Starting at the first line of the listing below, retype each line up to and including the one that contains "from matplotlib.ticker import". Leave pictures out.
[start]
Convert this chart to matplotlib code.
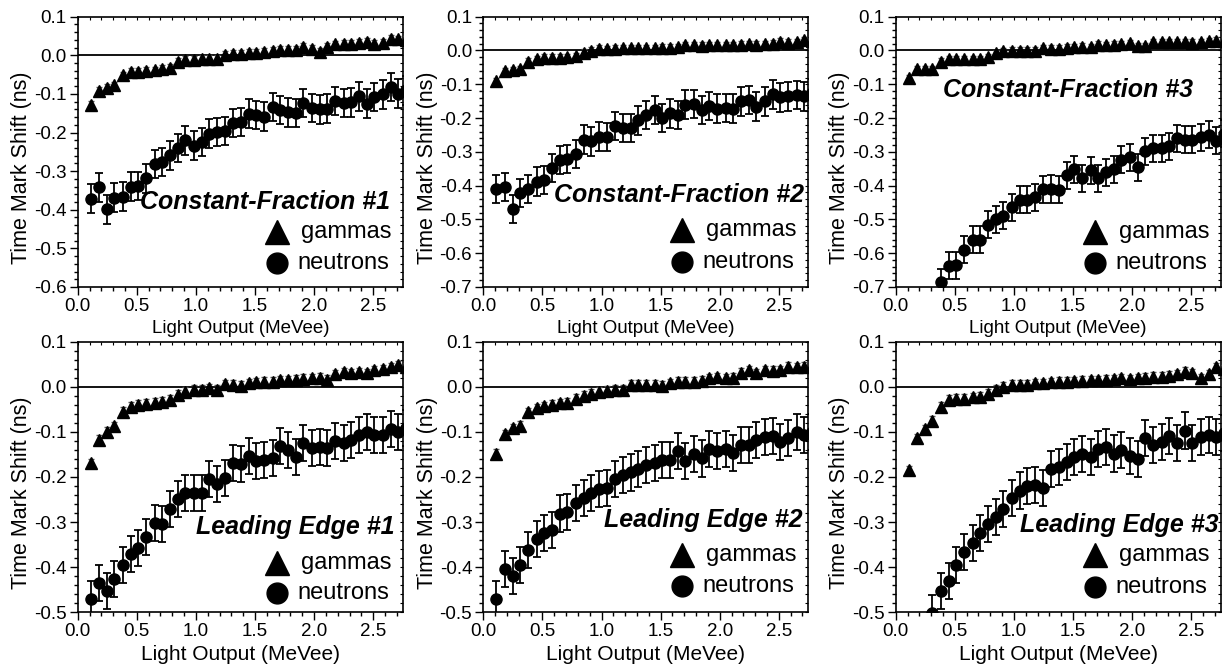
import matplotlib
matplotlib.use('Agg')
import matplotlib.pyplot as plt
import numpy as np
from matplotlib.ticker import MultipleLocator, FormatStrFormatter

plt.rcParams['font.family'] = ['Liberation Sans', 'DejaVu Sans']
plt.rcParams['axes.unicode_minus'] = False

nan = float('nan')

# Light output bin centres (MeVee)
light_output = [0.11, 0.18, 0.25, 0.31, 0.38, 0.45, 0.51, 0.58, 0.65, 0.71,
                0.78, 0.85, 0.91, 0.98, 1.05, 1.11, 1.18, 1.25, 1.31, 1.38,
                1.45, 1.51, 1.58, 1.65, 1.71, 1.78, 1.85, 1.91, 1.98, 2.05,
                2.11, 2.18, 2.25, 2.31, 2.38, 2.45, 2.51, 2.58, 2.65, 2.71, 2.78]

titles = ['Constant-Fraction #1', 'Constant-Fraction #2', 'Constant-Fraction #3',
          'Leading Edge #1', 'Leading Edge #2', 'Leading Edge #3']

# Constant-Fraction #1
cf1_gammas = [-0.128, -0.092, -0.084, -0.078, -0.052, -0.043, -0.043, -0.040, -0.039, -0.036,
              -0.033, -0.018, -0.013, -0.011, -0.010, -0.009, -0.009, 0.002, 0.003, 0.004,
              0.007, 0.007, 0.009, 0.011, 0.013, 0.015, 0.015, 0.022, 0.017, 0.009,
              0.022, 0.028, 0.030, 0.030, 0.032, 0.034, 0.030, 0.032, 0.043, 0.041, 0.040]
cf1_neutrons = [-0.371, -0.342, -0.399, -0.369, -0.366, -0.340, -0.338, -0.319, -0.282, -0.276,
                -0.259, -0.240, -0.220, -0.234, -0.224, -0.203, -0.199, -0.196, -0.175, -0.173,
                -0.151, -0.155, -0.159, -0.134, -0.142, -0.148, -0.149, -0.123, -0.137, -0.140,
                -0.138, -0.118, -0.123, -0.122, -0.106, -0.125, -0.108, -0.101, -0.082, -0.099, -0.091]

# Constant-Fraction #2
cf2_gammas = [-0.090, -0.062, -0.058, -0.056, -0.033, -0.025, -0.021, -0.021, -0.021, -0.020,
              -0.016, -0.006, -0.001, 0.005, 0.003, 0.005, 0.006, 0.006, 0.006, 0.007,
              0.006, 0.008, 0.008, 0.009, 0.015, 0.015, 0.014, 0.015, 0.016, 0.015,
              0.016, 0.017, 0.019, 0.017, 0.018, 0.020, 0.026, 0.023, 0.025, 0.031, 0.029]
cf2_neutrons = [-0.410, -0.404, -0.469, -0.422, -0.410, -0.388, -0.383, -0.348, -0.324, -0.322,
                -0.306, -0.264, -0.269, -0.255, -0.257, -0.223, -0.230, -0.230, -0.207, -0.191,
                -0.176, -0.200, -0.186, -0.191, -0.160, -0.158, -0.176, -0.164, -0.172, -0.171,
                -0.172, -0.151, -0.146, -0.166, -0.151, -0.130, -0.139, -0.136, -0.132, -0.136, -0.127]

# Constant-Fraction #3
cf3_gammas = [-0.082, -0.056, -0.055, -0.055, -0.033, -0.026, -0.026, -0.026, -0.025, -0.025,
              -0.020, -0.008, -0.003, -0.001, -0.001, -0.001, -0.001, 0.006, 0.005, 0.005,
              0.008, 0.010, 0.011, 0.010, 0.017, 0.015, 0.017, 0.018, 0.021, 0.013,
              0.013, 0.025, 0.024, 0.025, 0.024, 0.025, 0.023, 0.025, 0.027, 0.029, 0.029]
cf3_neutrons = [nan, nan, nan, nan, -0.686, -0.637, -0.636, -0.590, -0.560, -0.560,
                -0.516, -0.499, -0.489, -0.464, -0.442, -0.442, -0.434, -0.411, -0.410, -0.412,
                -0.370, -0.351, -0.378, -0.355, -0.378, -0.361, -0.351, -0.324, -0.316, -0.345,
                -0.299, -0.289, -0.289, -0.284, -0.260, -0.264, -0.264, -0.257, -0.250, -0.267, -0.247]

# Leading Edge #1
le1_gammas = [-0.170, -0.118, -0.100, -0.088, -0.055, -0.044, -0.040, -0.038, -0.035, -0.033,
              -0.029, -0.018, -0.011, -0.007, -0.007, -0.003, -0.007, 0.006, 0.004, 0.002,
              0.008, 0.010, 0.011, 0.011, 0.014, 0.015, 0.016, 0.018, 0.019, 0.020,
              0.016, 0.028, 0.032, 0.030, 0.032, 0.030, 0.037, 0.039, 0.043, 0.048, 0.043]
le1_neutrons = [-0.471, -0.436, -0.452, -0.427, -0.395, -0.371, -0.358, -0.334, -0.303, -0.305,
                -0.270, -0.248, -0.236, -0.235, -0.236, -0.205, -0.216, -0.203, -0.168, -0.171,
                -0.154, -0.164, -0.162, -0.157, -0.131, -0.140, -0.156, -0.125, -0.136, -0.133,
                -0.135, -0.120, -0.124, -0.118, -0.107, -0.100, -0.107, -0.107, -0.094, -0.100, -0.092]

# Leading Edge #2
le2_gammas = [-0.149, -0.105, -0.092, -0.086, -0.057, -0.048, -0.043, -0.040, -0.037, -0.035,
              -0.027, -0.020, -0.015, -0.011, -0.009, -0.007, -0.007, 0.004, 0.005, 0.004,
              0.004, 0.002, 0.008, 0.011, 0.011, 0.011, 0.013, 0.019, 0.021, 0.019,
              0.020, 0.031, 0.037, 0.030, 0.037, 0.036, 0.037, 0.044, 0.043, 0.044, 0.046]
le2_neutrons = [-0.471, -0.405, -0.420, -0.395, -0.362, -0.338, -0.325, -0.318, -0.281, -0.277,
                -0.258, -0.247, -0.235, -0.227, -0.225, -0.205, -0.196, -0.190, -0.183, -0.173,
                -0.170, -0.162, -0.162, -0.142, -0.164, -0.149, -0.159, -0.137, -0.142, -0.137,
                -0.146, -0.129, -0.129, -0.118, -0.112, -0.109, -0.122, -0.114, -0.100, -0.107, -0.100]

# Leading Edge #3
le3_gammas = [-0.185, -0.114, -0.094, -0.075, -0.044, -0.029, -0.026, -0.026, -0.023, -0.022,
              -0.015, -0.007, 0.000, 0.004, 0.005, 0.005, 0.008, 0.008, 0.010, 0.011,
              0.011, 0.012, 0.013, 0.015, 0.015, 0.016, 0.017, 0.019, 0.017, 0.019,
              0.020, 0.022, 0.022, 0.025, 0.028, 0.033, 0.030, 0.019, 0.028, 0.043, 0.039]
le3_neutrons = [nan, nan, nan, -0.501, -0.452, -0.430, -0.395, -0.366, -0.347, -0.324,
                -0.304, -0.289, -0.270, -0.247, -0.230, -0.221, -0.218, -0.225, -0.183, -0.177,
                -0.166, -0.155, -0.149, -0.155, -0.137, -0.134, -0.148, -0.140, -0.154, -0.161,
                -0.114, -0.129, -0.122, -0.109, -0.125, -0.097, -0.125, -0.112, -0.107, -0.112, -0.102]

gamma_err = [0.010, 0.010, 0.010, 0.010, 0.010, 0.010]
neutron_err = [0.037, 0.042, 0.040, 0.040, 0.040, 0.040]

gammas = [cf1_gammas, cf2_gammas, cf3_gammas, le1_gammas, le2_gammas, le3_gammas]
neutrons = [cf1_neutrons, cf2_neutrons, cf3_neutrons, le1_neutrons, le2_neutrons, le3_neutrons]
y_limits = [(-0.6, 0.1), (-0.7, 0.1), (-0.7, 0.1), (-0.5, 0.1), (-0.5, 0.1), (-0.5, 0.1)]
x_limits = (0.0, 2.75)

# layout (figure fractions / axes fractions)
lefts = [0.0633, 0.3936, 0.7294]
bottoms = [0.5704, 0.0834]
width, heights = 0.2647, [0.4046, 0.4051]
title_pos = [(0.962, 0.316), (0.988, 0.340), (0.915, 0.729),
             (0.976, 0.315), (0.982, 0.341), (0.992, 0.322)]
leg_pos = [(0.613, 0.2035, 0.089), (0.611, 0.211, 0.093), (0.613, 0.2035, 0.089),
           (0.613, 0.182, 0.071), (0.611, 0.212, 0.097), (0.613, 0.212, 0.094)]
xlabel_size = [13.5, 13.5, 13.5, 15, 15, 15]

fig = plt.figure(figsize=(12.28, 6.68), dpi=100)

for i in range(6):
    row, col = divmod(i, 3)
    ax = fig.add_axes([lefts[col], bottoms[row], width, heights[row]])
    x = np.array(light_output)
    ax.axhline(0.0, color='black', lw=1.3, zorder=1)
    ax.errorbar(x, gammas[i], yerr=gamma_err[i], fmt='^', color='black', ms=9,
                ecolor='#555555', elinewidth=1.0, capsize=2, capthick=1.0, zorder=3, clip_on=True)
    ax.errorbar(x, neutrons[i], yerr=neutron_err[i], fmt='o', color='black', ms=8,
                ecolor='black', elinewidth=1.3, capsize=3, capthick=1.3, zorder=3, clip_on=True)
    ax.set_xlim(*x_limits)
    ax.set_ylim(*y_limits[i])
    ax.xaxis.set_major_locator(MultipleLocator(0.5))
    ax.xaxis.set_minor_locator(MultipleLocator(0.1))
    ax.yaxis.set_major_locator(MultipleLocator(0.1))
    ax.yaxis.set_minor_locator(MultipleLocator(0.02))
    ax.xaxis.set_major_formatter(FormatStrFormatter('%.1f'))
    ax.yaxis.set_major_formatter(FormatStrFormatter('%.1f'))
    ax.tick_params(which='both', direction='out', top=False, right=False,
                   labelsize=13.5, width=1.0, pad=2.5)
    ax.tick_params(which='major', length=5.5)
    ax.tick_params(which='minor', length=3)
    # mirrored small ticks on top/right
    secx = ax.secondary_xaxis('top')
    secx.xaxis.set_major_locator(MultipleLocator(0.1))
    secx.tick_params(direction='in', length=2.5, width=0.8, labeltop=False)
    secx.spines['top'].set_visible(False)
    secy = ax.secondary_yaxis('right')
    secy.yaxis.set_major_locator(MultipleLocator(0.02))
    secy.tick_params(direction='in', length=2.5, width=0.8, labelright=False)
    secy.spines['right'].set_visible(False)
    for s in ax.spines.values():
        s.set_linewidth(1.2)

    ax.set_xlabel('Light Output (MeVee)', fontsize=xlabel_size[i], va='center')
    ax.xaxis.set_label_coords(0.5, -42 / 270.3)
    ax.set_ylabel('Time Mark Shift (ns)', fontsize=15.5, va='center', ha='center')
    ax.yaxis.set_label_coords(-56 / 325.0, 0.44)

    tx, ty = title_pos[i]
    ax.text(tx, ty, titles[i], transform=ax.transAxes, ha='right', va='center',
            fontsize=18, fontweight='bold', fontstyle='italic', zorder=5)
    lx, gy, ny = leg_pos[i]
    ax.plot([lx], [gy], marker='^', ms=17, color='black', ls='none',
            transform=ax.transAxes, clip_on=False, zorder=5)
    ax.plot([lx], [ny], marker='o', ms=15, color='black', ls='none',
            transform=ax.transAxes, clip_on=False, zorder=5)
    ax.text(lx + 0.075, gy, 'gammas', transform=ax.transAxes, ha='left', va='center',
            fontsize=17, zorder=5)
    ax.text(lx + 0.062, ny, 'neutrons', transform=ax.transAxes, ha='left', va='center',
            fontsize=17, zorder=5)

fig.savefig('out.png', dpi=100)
[end]
Response for this exercise >>
Convert this chart to matplotlib code.
import matplotlib
matplotlib.use('Agg')
import matplotlib.pyplot as plt
import numpy as np
from matplotlib.ticker import MultipleLocator, FormatStrFormatter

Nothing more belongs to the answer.